Australian Prime Minister Scott Morrison. (Archives)



Prime Minister Scott Morrison has embraced Communist China's idea of the so-called one-China concerning Taiwan.

In a surprising move, Mr. Morrison appeared to drift away from the traditional Australian position on Taiwan akin to the US view. Both countries shared the position of the strategic ambiguity, a non-disclosure of whether the country would intervene had China would invade the island.

Prime Minister has reaffirmed remarks made May 6 in which he said Australia followed a one country, two systems approach to Taiwan - a governing system used in Hong Kong that's widely unpopular in Taipei. Asked by SBS News on Wednesday last week whether he had made a mistake, Morrison repeated the assertion.

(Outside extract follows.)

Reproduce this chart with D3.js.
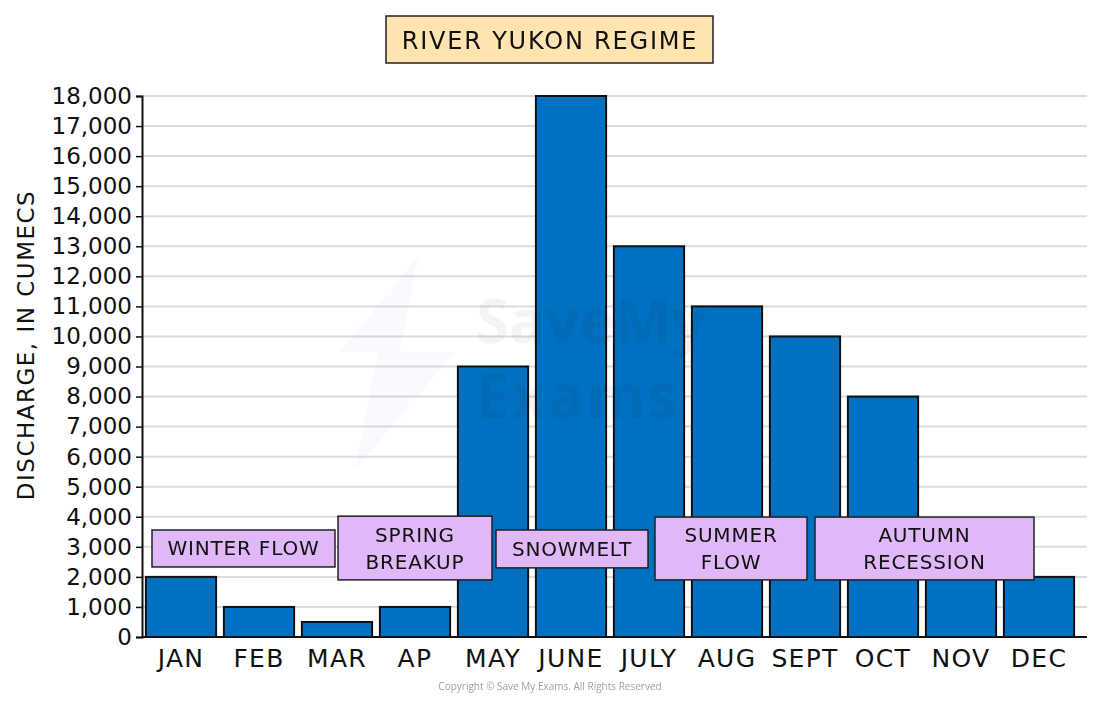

What we know is that we have a situation with China where we have recognised - we have recognised - how they see these relationships within the region, and particularly in relation to Taiwan, formerly Hong Kong and things of that nature, Mr. Morrison told SBS.

And so Australia understands that and that's always been the basis of our policies, he emphasised.

Mr. Morrison's remarks shocked defence specialists in the United States who wondered whether pro-Chinese Australian oligarchs are reasserting their influence on the ruling party in the election year. But no one has doubts that such a statement will not be unnoticed by the strategic allies of Taiwan.